What is a good FIRE number for a family of four?
A family of four typically needs $80,000–$120,000 per year in retirement spending, which translates to a FIRE number of $2M–$3M using the 25× rule. Healthcare costs, college funding, and housing significantly affect this range — many families with children use $3M–$4M as their baseline Fat FIRE target.
What is the difference between Lean FIRE, FIRE, and Fat FIRE?
Lean FIRE targets minimal spending around $25,000–$40,000/year, requiring a portfolio of $625,000–$1,000,000. Standard FIRE targets average spending around $40,000–$80,000/year, requiring $1M–$2M. Fat FIRE targets $100,000+/year in retirement spending, requiring $2.5M or more, allowing a lifestyle close to or exceeding pre-retirement spending.

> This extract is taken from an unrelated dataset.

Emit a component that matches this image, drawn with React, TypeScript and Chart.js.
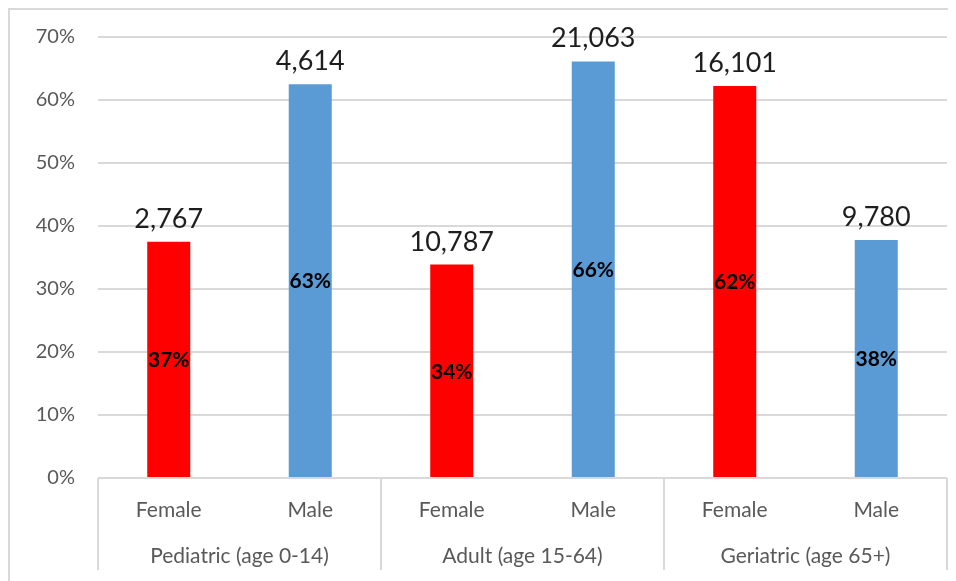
import React, { useEffect, useRef } from "react";
import { Chart, registerables } from "chart.js";

Chart.register(...registerables);

// Age groups and the two sexes inside each group
const groups = ["Pediatric (age 0-14)", "Adult (age 15-64)", "Geriatric (age 65+)"];
const sexes = ["Female", "Male"];

// Patient counts per bar (Female, Male for each group)
const counts = [2767, 4614, 10787, 21063, 16101, 9780];

// Share of the group, in percent
const shares = [37.49, 62.51, 33.87, 66.13, 62.21, 37.79];

// Y axis ticks
const yTicks = [0, 10, 20, 30, 40, 50, 60, 70];

const sexColors = ["#FF0000", "#5B9BD5"];

const FONT = "Lato, 'Open Sans', sans-serif";

const labels = groups.flatMap(() => sexes);
const barColors = labels.map((s) => sexColors[sexes.indexOf(s)]);

const valueLabels = {
  id: "valueLabels",
  afterDatasetsDraw(chart: any) {
    const ctx = chart.ctx;
    const meta = chart.getDatasetMeta(0);
    ctx.save();
    ctx.textAlign = "center";
    meta.data.forEach((bar: any, i: number) => {
      // count above the bar
      ctx.font = `27px ${FONT}`;
      ctx.fillStyle = "#1e1e1e";
      ctx.textBaseline = "alphabetic";
      ctx.fillText(counts[i].toLocaleString("en-US"), bar.x, bar.y - 14);
      // share in the middle of the bar
      ctx.font = `bold 21px ${FONT}`;
      ctx.fillStyle = "#000000";
      ctx.textBaseline = "middle";
      ctx.fillText(`${Math.round(shares[i])}%`, bar.x, (bar.y + bar.base) / 2 + 1);
    });
    ctx.restore();
  },
};

const groupAxis = {
  id: "groupAxis",
  afterDraw(chart: any) {
    const ctx = chart.ctx;
    const x = chart.scales.x;
    const half = (x.getPixelForValue(1) - x.getPixelForValue(0)) / 2;
    const top = chart.chartArea.bottom;
    const bottom = top + 92;
    ctx.save();
    ctx.strokeStyle = "#d9d9d9";
    ctx.lineWidth = 2;
    const edges: number[] = [];
    groups.forEach((_, g) => {
      edges.push(x.getPixelForValue(g * sexes.length) - half);
    });
    edges.push(x.getPixelForValue(labels.length - 1) + half);
    edges.forEach((px) => {
      const p = Math.round(px);
      ctx.beginPath();
      ctx.moveTo(p, top);
      ctx.lineTo(p, bottom);
      ctx.stroke();
    });
    ctx.font = `21px ${FONT}`;
    ctx.fillStyle = "#595959";
    ctx.textAlign = "center";
    ctx.textBaseline = "middle";
    groups.forEach((name, g) => {
      const cx = (edges[g] + edges[g + 1]) / 2;
      ctx.fillText(name, cx, top + 78);
    });
    ctx.restore();
  },
};

export default function App() {
  const canvasRef = useRef<HTMLCanvasElement>(null);

  useEffect(() => {
    if (!canvasRef.current) return;
    const chart = new Chart(canvasRef.current, {
      type: "bar",
      data: {
        labels,
        datasets: [
          {
            data: shares,
            backgroundColor: barColors,
            borderWidth: 0,
            barPercentage: 0.304,
            categoryPercentage: 1,
          },
        ],
      },
      options: {
        responsive: false,
        animation: false,
        devicePixelRatio: 1,
        layout: { padding: { top: 29, right: 9, left: 0, bottom: 0 } },
        plugins: {
          legend: { display: false },
          tooltip: { enabled: false },
        },
        scales: {
          x: {
            grid: { display: false, drawTicks: false },
            border: { display: false },
            ticks: {
              color: "#595959",
              font: { family: FONT, size: 21 },
              padding: 20,
            },
            afterFit(scale: any) {
              scale.height = 103;
            },
          },
          y: {
            min: 0,
            max: 70,
            afterBuildTicks(scale: any) {
              scale.ticks = yTicks.map((v) => ({ value: v }));
            },
            grid: { color: "#d9d9d9", lineWidth: 2, drawTicks: false },
            border: { display: false },
            ticks: {
              color: "#595959",
              font: { family: FONT, size: 20 },
              padding: 23,
              callback: (v: any) => `${v}%`,
            },
            afterFit(scale: any) {
              scale.width = 90;
              scale.paddingTop = 0;
              scale.paddingBottom = 0;
            },
          },
        },
      },
      plugins: [valueLabels, groupAxis],
    });
    return () => chart.destroy();
  }, []);

  return (
    <div style={{ position: "relative", width: 948, height: 573 }}>
      <div
        style={{
          position: "absolute",
          left: 0,
          top: 0,
          right: 0,
          bottom: 0,
          borderTop: "2px solid #d9d9d9",
          borderLeft: "2px solid #d9d9d9",
        }}
      />
      <canvas
        ref={canvasRef}
        width={948}
        height={573}
        style={{ position: "absolute", left: 0, top: 0, display: "block" }}
      />
    </div>
  );
}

Does the 4% rule still work in 2026?
The 4% rule remains a widely used starting framework but faces scrutiny in 2026 due to elevated valuations and lower expected forward returns in some models. Wade Pfau and other researchers suggest 3.3%–3.5% withdrawal rates for retirements starting today, particularly for those under 50. The original Bengen 1994 research still holds for 30-year retirements, but longer horizons warrant more conservative rates.
How long does it take to reach FIRE on a $200k income?
On $200,000/year gross income, reaching a $3M–$5M FIRE number takes roughly 12–22 years depending on your savings rate and spending level. Saving $100,000/year at a 7% real return reaches $3M in approximately 18 years from zero. Cutting spending to boost savings rate to 50%+ can reduce this to 14–16 years.